▸ MATERIAL PROVIDED:
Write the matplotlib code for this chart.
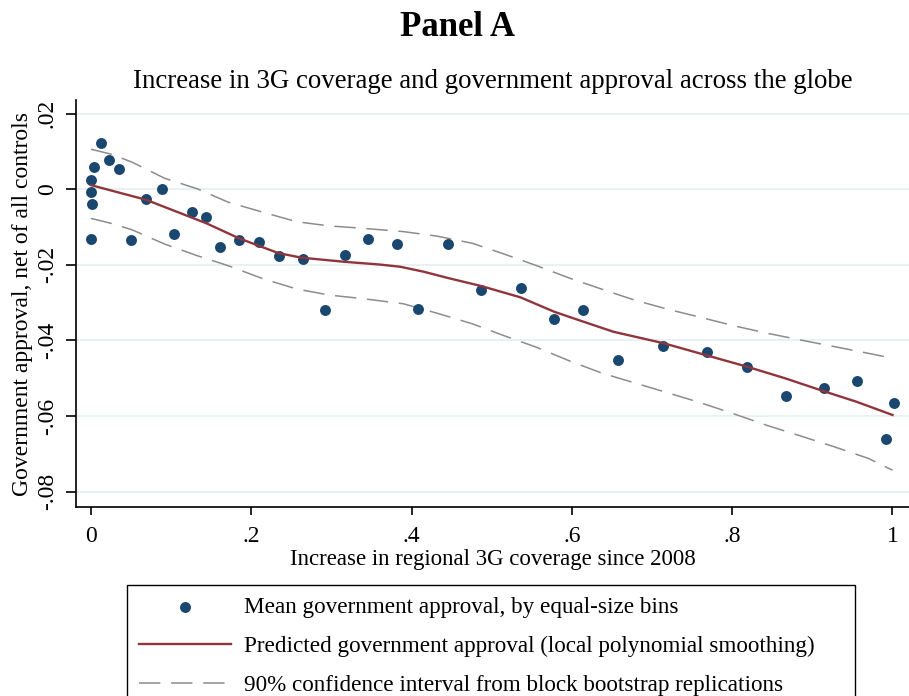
import matplotlib
matplotlib.use("Agg")
import matplotlib.pyplot as plt

# ---- data ----
bin_x = [0.000, 0.000, 0.001, 0.000, 0.004, 0.012, 0.023, 0.035, 0.050, 0.069,
         0.089, 0.104, 0.126, 0.144, 0.161, 0.185, 0.209, 0.234, 0.264, 0.292,
         0.317, 0.346, 0.382, 0.408, 0.446, 0.487, 0.536, 0.578, 0.614, 0.657,
         0.714, 0.769, 0.818, 0.867, 0.914, 0.956, 0.992, 1.002]
bin_y = [-0.0131, -0.0006, -0.0038, 0.0024, 0.0059, 0.0123, 0.0077, 0.0054, -0.0134, -0.0026,
         0.0000, -0.0117, -0.0060, -0.0073, -0.0153, -0.0134, -0.0140, -0.0177, -0.0184, -0.0320,
         -0.0173, -0.0131, -0.0144, -0.0317, -0.0144, -0.0267, -0.0260, -0.0344, -0.0320, -0.0451,
         -0.0415, -0.0430, -0.0470, -0.0547, -0.0527, -0.0508, -0.0661, -0.0565]

fit_x = [0.0, 0.069, 0.144, 0.185, 0.234, 0.263, 0.317, 0.36, 0.386, 0.415, 0.446, 0.487, 0.536,
         0.578, 0.614, 0.652, 0.714, 0.766, 0.818, 0.866, 0.914, 0.955, 1.0]
fit_y = [0.0011, -0.0028, -0.0090, -0.0130, -0.0169, -0.0181, -0.0192, -0.0199, -0.0205, -0.0218,
         -0.0235, -0.0256, -0.0286, -0.0324, -0.0350, -0.0377, -0.0407, -0.0438, -0.0469, -0.0500,
         -0.0534, -0.0562, -0.0597]

ci_x = [0.0, 0.025, 0.051, 0.092, 0.133, 0.171, 0.215, 0.257, 0.298, 0.338, 0.39, 0.432, 0.476, 0.515,
        0.556, 0.597, 0.637, 0.678, 0.719, 0.761, 0.802, 0.844, 0.886, 0.927, 0.97, 1.0]
ci_hi = [0.0106, 0.0093, 0.0072, 0.0029, 0.0001, -0.0034, -0.0061, -0.0086, -0.0097, -0.0103, -0.0112,
         -0.0124, -0.0143, -0.0171, -0.0202, -0.0235, -0.0264, -0.0293, -0.0317, -0.0339, -0.0361,
         -0.0381, -0.0399, -0.0416, -0.0434, -0.0447]
ci_lo = [-0.0077, -0.0090, -0.0107, -0.0145, -0.0176, -0.0202, -0.0237, -0.0264, -0.0280, -0.0289,
         -0.0303, -0.0328, -0.0356, -0.0387, -0.0418, -0.0454, -0.0486, -0.0512, -0.0538, -0.0565,
         -0.0594, -0.0625, -0.0653, -0.0681, -0.0712, -0.0743]

x_ticks = [0, 0.2, 0.4, 0.6, 0.8, 1.0]
x_ticklabels = ["0", ".2", ".4", ".6", ".8", "1"]
y_ticks = [-0.08, -0.06, -0.04, -0.02, 0.0, 0.02]
y_ticklabels = ["-.08", "-.06", "-.04", "-.02", "0", ".02"]

labels = ["Mean government approval, by equal-size bins",
          "Predicted government approval (local polynomial smoothing)",
          "90% confidence interval from block bootstrap replications"]

# ---- style ----
plt.rcParams['font.family'] = ['Liberation Serif', 'DejaVu Serif']
NAVY = '#1a476f'
MAROON = '#90353b'
GREY = '#8c8c8c'
GRID = '#e8f0f2'

W, H = 909, 696
fig = plt.figure(figsize=(W / 100, H / 100), dpi=100)
ax = fig.add_axes([76 / W, 1 - 507 / H, 1 - 76 / W, (507 - 100) / H])
ax.set_xlim(-0.0187, 1.0206)
ax.set_ylim(-0.08405, 0.02362)

for s in ['top', 'right']:
    ax.spines[s].set_visible(False)
for s in ['left', 'bottom']:
    ax.spines[s].set_linewidth(1.2)
    ax.spines[s].set_color('black')

ax.set_yticks(y_ticks)
ax.set_yticklabels(y_ticklabels, rotation=90, va='center')
ax.set_xticks(x_ticks)
ax.set_xticklabels(x_ticklabels)
ax.tick_params(axis='y', length=7, width=1.2, pad=6, labelsize=17)
ax.tick_params(axis='x', length=6, width=1.2, pad=8, labelsize=17)
ax.yaxis.grid(True, color=GRID, linewidth=1.3)
ax.set_axisbelow(True)

sc = ax.scatter(bin_x, bin_y, s=62, color=NAVY, zorder=3, linewidths=0)
ln, = ax.plot(fit_x, fit_y, color=MAROON, linewidth=1.7, zorder=4)
ci1, = ax.plot(ci_x, ci_hi, color=GREY, linewidth=1.1, dashes=(14, 7), zorder=2)
ax.plot(ci_x, ci_lo, color=GREY, linewidth=1.1, dashes=(14, 7), zorder=2)

ax.set_xlabel("Increase in regional 3G coverage since 2008", fontsize=16.5, labelpad=1)
ax.set_ylabel("Government approval, net of all controls", fontsize=17, labelpad=3)
ax.set_title("Increase in 3G coverage and government approval across the globe",
             fontsize=19.4, pad=9)

fig.text(0.503, 1 - 36 / H, "Panel A", ha='center', va='baseline',
         fontsize=25, fontweight='bold')

leg = fig.legend([sc, ln, ci1], labels, loc='upper left',
                 bbox_to_anchor=(127 / W, 0, (855 - 127) / W, 1 - 585 / H),
                 mode='expand', borderaxespad=0, fontsize=16.7, frameon=True,
                 fancybox=False, framealpha=1, edgecolor='black',
                 handlelength=4.0, handletextpad=0.55, labelspacing=0.78,
                 borderpad=0.5, scatterpoints=1)
leg.get_frame().set_linewidth(1.0)

fig.savefig("out.png", dpi=100)
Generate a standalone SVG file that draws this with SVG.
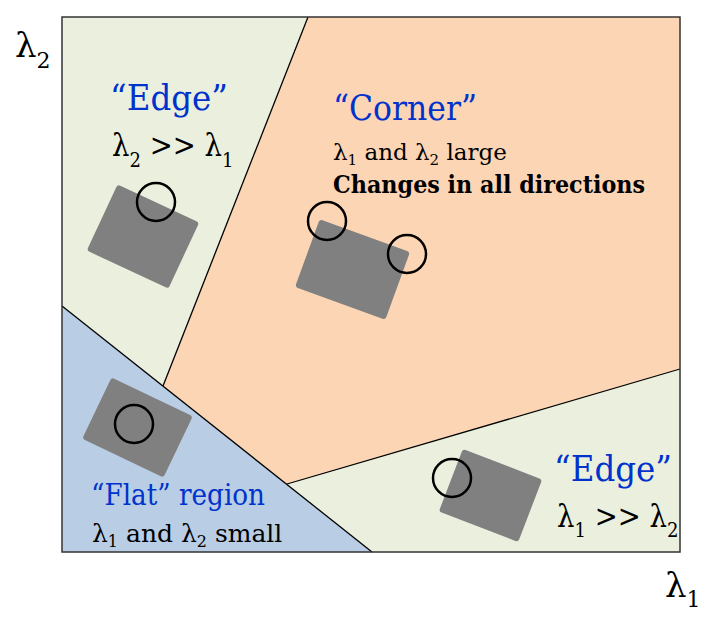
<svg xmlns="http://www.w3.org/2000/svg" width="709" height="617" viewBox="0 0 709 617">
<style>
text{font-family:'DejaVu Serif','Liberation Serif',serif;fill:#000}
.b{fill:#0033CC}
.sq{fill:#808080}
.c{fill:none;stroke:#000;stroke-width:2.5}
.ln{fill:none;stroke:#000;stroke-width:1.3}
</style>
<rect width="709" height="617" fill="#fff"/>
<g id="regions">
<polygon id="edge-top" points="62,17 308,17 163,386 62,306" fill="#EBF0DE"/>
<polygon id="corner" points="308,17 680,17 680,369 287,484 163,386" fill="#FCD5B5"/>
<polygon id="edge-bottom" points="287,484 680,369 680,552 372,552" fill="#EBF0DE"/>
<polygon id="flat" points="62,306 372,552 62,552" fill="#B9CDE5"/>
</g>
<g id="connectors">
<line class="ln" x1="308" y1="17" x2="163" y2="386"/>
<line class="ln" x1="62" y1="306" x2="372" y2="552"/>
<line class="ln" x1="287" y1="484" x2="680" y2="369"/>
<rect x="62" y="17" width="618" height="535" fill="none" stroke="#333" stroke-width="1.5"/>
</g>
<g id="node-edge-top">
<rect class="sq" x="-45" y="-36.5" width="90" height="73" rx="3" transform="translate(143,236.5) rotate(25)"/>
<circle class="c" cx="156" cy="202" r="19"/>
<text class="b" x="110" y="110" font-size="36" textLength="118" lengthAdjust="spacingAndGlyphs">“Edge”</text>
<text font-size="32" transform="translate(112,156) scale(0.86,1)">λ<tspan font-size="21" dy="11">2</tspan><tspan dy="-11"> &gt;&gt; λ</tspan><tspan font-size="21" dy="11">1</tspan></text>
</g>
<g id="node-corner">
<rect class="sq" x="-48" y="-36" width="96" height="72" rx="3" transform="translate(352.5,269.5) rotate(20)"/>
<circle class="c" cx="327" cy="221" r="19"/>
<circle class="c" cx="407" cy="254" r="19"/>
<text class="b" x="333" y="120" font-size="36" textLength="144" lengthAdjust="spacingAndGlyphs">“Corner”</text>
<text font-size="23" x="333" y="160">λ<tspan font-size="15" dy="5">1</tspan><tspan dy="-5"> and λ</tspan><tspan font-size="15" dy="5">2</tspan><tspan dy="-5"> large</tspan></text>
<text x="333" y="193" font-size="24" font-weight="bold" textLength="312" lengthAdjust="spacingAndGlyphs">Changes in all directions</text>
</g>
<g id="node-flat">
<rect class="sq" x="-45" y="-34" width="90" height="68" rx="3" transform="translate(137.5,427.5) rotate(25.5)"/>
<circle class="c" cx="134" cy="424" r="19"/>
<text class="b" x="91" y="505" font-size="29" textLength="174" lengthAdjust="spacingAndGlyphs">“Flat” region</text>
<text font-size="25" x="92" y="542">λ<tspan font-size="16" dy="5">1</tspan><tspan dy="-5"> and λ</tspan><tspan font-size="16" dy="5">2</tspan><tspan dy="-5"> small</tspan></text>
</g>
<g id="node-edge-bottom">
<rect class="sq" x="-42.5" y="-33.5" width="85" height="67" rx="3" transform="translate(490.5,495.5) rotate(21)"/>
<circle class="c" cx="452" cy="478" r="19"/>
<text class="b" x="554" y="481" font-size="36" textLength="118" lengthAdjust="spacingAndGlyphs">“Edge”</text>
<text font-size="32" transform="translate(557,527) scale(0.86,1)">λ<tspan font-size="21" dy="10">1</tspan><tspan dy="-10"> &gt;&gt; λ</tspan><tspan font-size="21" dy="10">2</tspan></text>
</g>
<g id="axes">
<text font-size="34" x="15" y="57">λ<tspan font-size="22" dy="11">2</tspan></text>
<text font-size="34" x="665" y="597">λ<tspan font-size="22" dy="10">1</tspan></text>
</g>
</svg>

▸ TASK STATEMENT:
Copy nothing past the line containing "import matplotlib.pyplot as plt": reproduce every line from the start of the records up to it, skipping pictures.

▸ WORKED ANSWER:
Write the matplotlib code for this chart.
import matplotlib
matplotlib.use("Agg")
import matplotlib.pyplot as plt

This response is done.